Ce nouvel équilibre génère des effets positifs :

  • Une meilleure répartition des flux de visiteurs (hors sites très connus, type Carlit ou Pic du Canigó), ce qui ouvre des secteurs moins fragiles à la curiosité publique.
  • Des itinéraires alternatifs qui soulagent les zones en surfréquentation, tout en offrant une expérience enrichie et consciente.
  • Un public local plus impliqué : de nombreux sentiers introduisent une dimension de mémoire (patrimoine agricole, chemins de transhumance, actions citoyennes).

Néanmoins, la vigilance demeure : des études montrent que même un sentier bien balisé ne remplace pas une surveillance active en zone protégée (INPN). D’où l’importance de l’ajuster, de le réévaluer régulièrement, et de former les équipes encadrantes.

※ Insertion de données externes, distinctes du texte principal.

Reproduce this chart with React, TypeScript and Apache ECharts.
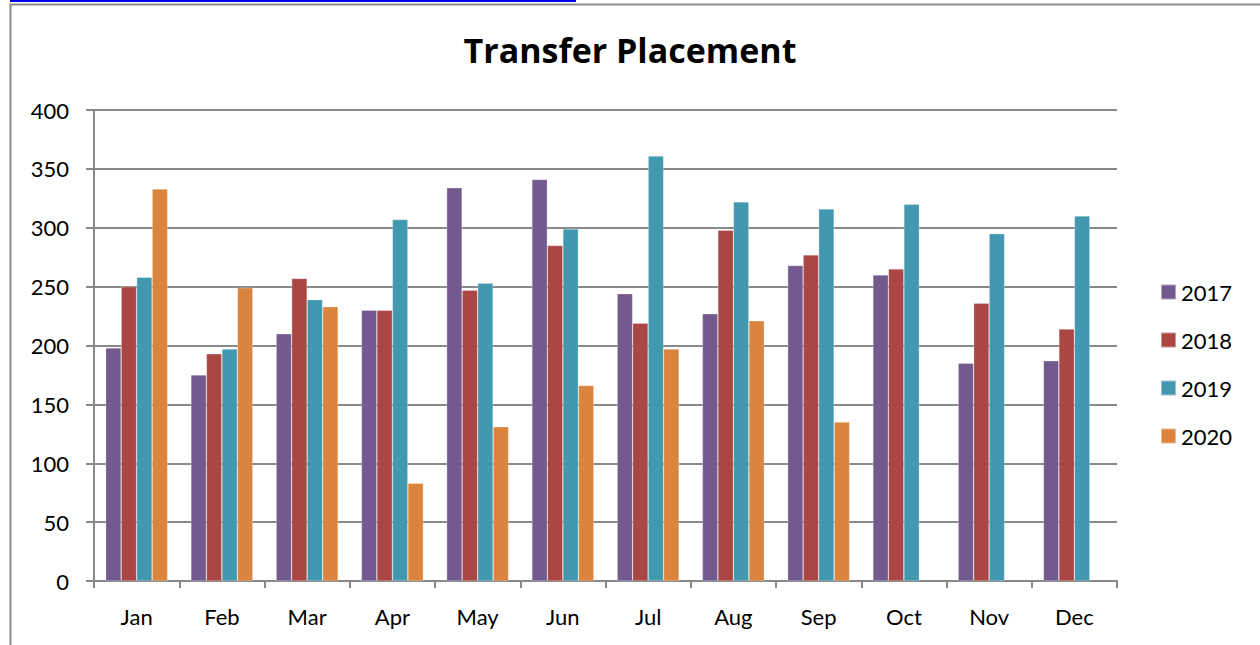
import React, { useEffect, useRef } from "react";
import * as echarts from "echarts";

const months = ["Jan", "Feb", "Mar", "Apr", "May", "Jun", "Jul", "Aug", "Sep", "Oct", "Nov", "Dec"];
const years = ["2017", "2018", "2019", "2020"];
const v2017 = [198, 175, 210, 230, 334, 341, 244, 227, 268, 260, 185, 187];
const v2018 = [250, 193, 257, 230, 247, 285, 219, 298, 277, 265, 236, 214];
const v2019 = [258, 197, 239, 307, 253, 299, 361, 322, 316, 320, 295, 310];
const v2020 = [333, 249, 233, 83, 131, 166, 197, 221, 135, null, null, null];
const colors = ["#725A8F", "#AA4643", "#4298AF", "#DB843D"];

export default function App() {
  const ref = useRef<HTMLDivElement>(null);
  useEffect(() => {
    const chart = echarts.init(ref.current!, null, { renderer: "svg" });
    const font = "Lato, 'Open Sans', sans-serif";
    const values = [v2017, v2018, v2019, v2020];
    chart.setOption({
      animation: false,
      backgroundColor: "#ffffff",
      color: colors,
      title: {
        text: "Transfer Placement",
        left: "center",
        top: 28,
        textStyle: { fontFamily: "'Open Sans', sans-serif", fontSize: 34, fontWeight: "bold", color: "#000" },
      },
      legend: {
        orient: "vertical",
        left: 1155,
        top: 276,
        itemWidth: 15,
        itemHeight: 15,
        itemGap: 26,
        icon: "rect",
        textStyle: { fontFamily: font, fontSize: 22, color: "#000", lineHeight: 22 },
        data: years,
      },
      grid: { left: 94, right: 143, top: 110, bottom: 64, containLabel: false },
      xAxis: {
        type: "category",
        data: months,
        axisLine: { lineStyle: { color: "#898989", width: 2 } },
        axisTick: { show: true, alignWithLabel: false, length: 7, lineStyle: { color: "#898989", width: 2 } },
        axisLabel: { fontFamily: font, fontSize: 22, color: "#000", margin: 24 },
        splitLine: { show: false },
      },
      yAxis: {
        type: "value",
        min: 0,
        max: 400,
        interval: 50,
        axisLine: { show: true, lineStyle: { color: "#898989", width: 2 } },
        axisTick: { show: true, length: 8, lineStyle: { color: "#898989", width: 2 } },
        axisLabel: { fontFamily: font, fontSize: 22, color: "#000", margin: 25 },
        splitLine: { show: true, lineStyle: { color: "#898989", width: 2 } },
      },
      series: years.map((y, i) => ({
        name: y,
        type: "bar",
        data: values[i],
        barWidth: 15.5,
        barGap: "0%",
        itemStyle: { color: colors[i], borderColor: "rgba(255,255,255,0.45)", borderWidth: 0.6 },
      })),
      graphic: [
        {
          type: "rect",
          shape: { x: 10.5, y: 4.5, width: 1300, height: 700 },
          style: { fill: "none", stroke: "#8a8a8a", lineWidth: 2 },
          silent: true,
        },
        {
          type: "line",
          shape: { x1: 10, y1: 1, x2: 576, y2: 1 },
          style: { stroke: "#0000ee", lineWidth: 2 },
          silent: true,
        },
      ],
    });
    return () => chart.dispose();
  }, []);
  return (
    <div
      ref={ref}
      style={{ position: "fixed", left: 0, top: 0, width: 1260, height: 645, background: "#fff" }}
    />
  );
}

Vers quels sentiers demain ? Dynamiques collectives et sobriété

Le succès des sentiers thématiques sensibilisant à la biodiversité doit beaucoup à l’implication d’une multitude d’acteurs : communautés de communes, Parc Naturels Régionaux, conservatoires botaniques, écoles locales, bénévoles et entreprises partenaires. Dans le département des Pyrénées-Orientales, un réseau d’une soixantaine de sentiers éducatifs a vu le jour : courts ou longs, en accès libre ou guidé, ils sont régulièrement évalués par les offices de tourisme et les gestionnaires d’espaces naturels (Catalan Pyrenees).

  • Gestion participative : des randonnées de nettoyage ("plogging"), des ateliers de construction de nichoirs, des campagnes d'inventaire participatif rythment la vie de ces sentiers.
  • Réflexion autour de la sobriété : limiter la signalétique au strict nécessaire, remettre en valeur la lecture du paysage, laisser la place au silence et à l’observation, ralentir les rythmes de marche.
  • Partage d’initiatives : des plateformes comme "Balades Éducatives" recensent les sentiers, partagent les outils d’animation et ouvrent la voie à de nouveaux projets en collectif.

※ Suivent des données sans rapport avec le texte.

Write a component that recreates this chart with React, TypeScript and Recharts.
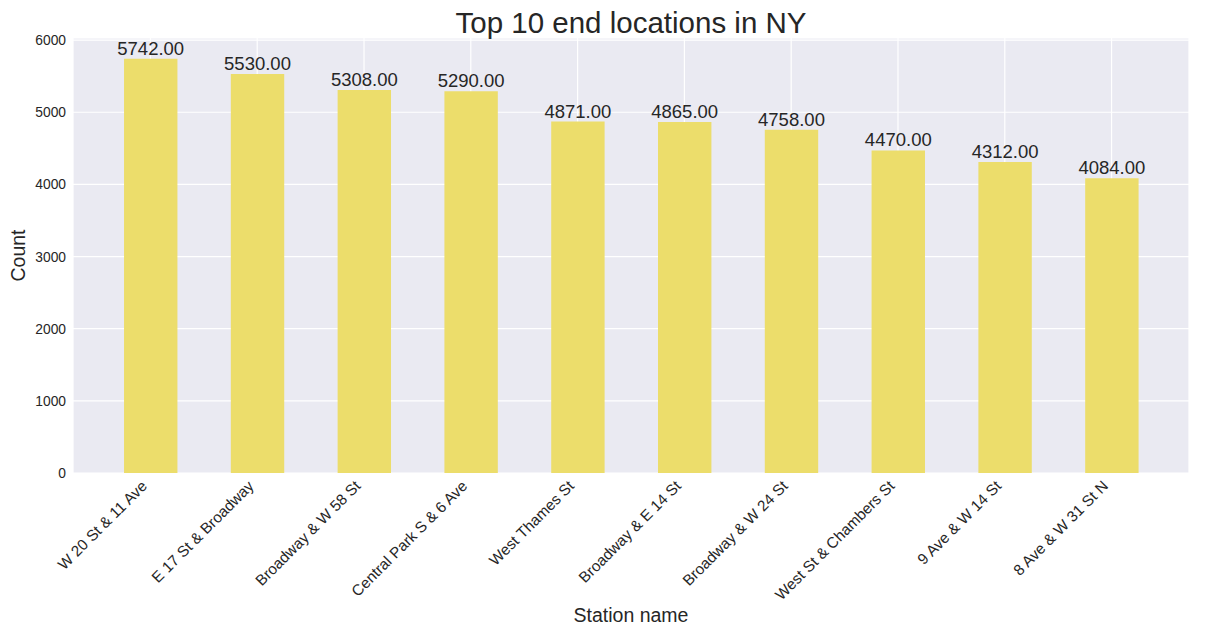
import React from "react";
import { BarChart, Bar, XAxis, YAxis, CartesianGrid, LabelList, Label, Customized } from "recharts";

const stations = [
  "W 20 St & 11 Ave",
  "E 17 St & Broadway",
  "Broadway & W 58 St",
  "Central Park S & 6 Ave",
  "West Thames St",
  "Broadway & E 14 St",
  "Broadway & W 24 St",
  "West St & Chambers St",
  "9 Ave & W 14 St",
  "8 Ave & W 31 St N",
];
const counts = [5742, 5530, 5308, 5290, 4871, 4865, 4758, 4470, 4312, 4084];
const yTicks = [0, 1000, 2000, 3000, 4000, 5000, 6000];
const xTicks = stations.map((_, i) => i);

const data = stations.map((name, i) => ({ idx: i, name, value: counts[i] }));

const FONT = "'Liberation Sans', Arial, sans-serif";
const TEXT = "#262626";

const XTick = (props: any) => {
  const { x, y, payload } = props;
  const ax = x - 2.5;
  const ay = y + 14;
  return (
    <text
      x={ax}
      y={ay}
      textAnchor="end"
      transform={`rotate(-45, ${ax}, ${ay})`}
      fontSize={15.3}
      fontFamily={FONT}
      fill={TEXT}
    >
      {stations[payload.value]}
    </text>
  );
};

const YTick = (props: any) => {
  const { x, y, payload } = props;
  return (
    <text x={x} y={y + 5} textAnchor="end" fontSize={13.8} fontFamily={FONT} fill={TEXT}>
      {payload.value}
    </text>
  );
};

const Title = () => (
  <text x={623} y={33} textAnchor="middle" fontSize={29.5} fontFamily={FONT} fill={TEXT}>
    Top 10 end locations in NY
  </text>
);

export default function App() {
  return (
    <div style={{ width: 1209, height: 626, marginTop: -8, background: "#fff" }}>
      <BarChart
        width={1209}
        height={626}
        data={data}
        margin={{ top: 38, right: 28, bottom: 0, left: 0 }}
      >
        <CartesianGrid fill="#EAEAF2" stroke="#ffffff" strokeWidth={1.2} />
        <XAxis
          dataKey="idx"
          type="number"
          domain={[-0.725, 9.725]}
          ticks={xTicks}
          interval={0}
          allowDataOverflow
          height={153}
          tickSize={0}
          tickMargin={0}
          axisLine={false}
          tickLine={false}
          tick={<XTick />}
        >
          <Label
            content={(p: any) => {
              const vb = p.viewBox;
              return (
                <text
                  x={vb.x + vb.width / 2}
                  y={622}
                  textAnchor="middle"
                  fontSize={19.5}
                  fontFamily={FONT}
                  fill={TEXT}
                >
                  Station name
                </text>
              );
            }}
          />
        </XAxis>
        <YAxis
          type="number"
          domain={[0, 6029]}
          ticks={yTicks}
          allowDataOverflow
          width={65}
          tickSize={0}
          tickMargin={7}
          axisLine={false}
          tickLine={false}
          tick={<YTick />}
        >
          <Label
            content={(p: any) => {
              const vb = p.viewBox;
              const cy = vb.y + vb.height / 2;
              return (
                <text
                  x={17}
                  y={cy}
                  textAnchor="middle"
                  transform={`rotate(-90, 17, ${cy})`}
                  fontSize={19.5}
                  fontFamily={FONT}
                  fill={TEXT}
                >
                  Count
                </text>
              );
            }}
          />
        </YAxis>
        <Bar dataKey="value" fill="#ECDD6B" barSize={53.4} isAnimationActive={false}>
          <LabelList
            dataKey="value"
            position="top"
            offset={4}
            formatter={(v: any) => Number(v).toFixed(2)}
            style={{ fontSize: 18.5, fontFamily: FONT, fill: TEXT }}
          />
        </Bar>
        <Customized component={<Title />} />
      </BarChart>
    </div>
  );
}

Il reste mille façons de (re)découvrir la montagne sur un sentier thématique : écouter le brame du cerf en automne, suivre la trace du gypaète ou s’émerveiller devant les minuscules éphémères du printemps. Les initiatives se multiplient et se diversifient pour rendre les engagements en faveur de la biodiversité à la fois vivants, joyeux et peut-être davantage ancrés dans chaque pas posé sur la terre.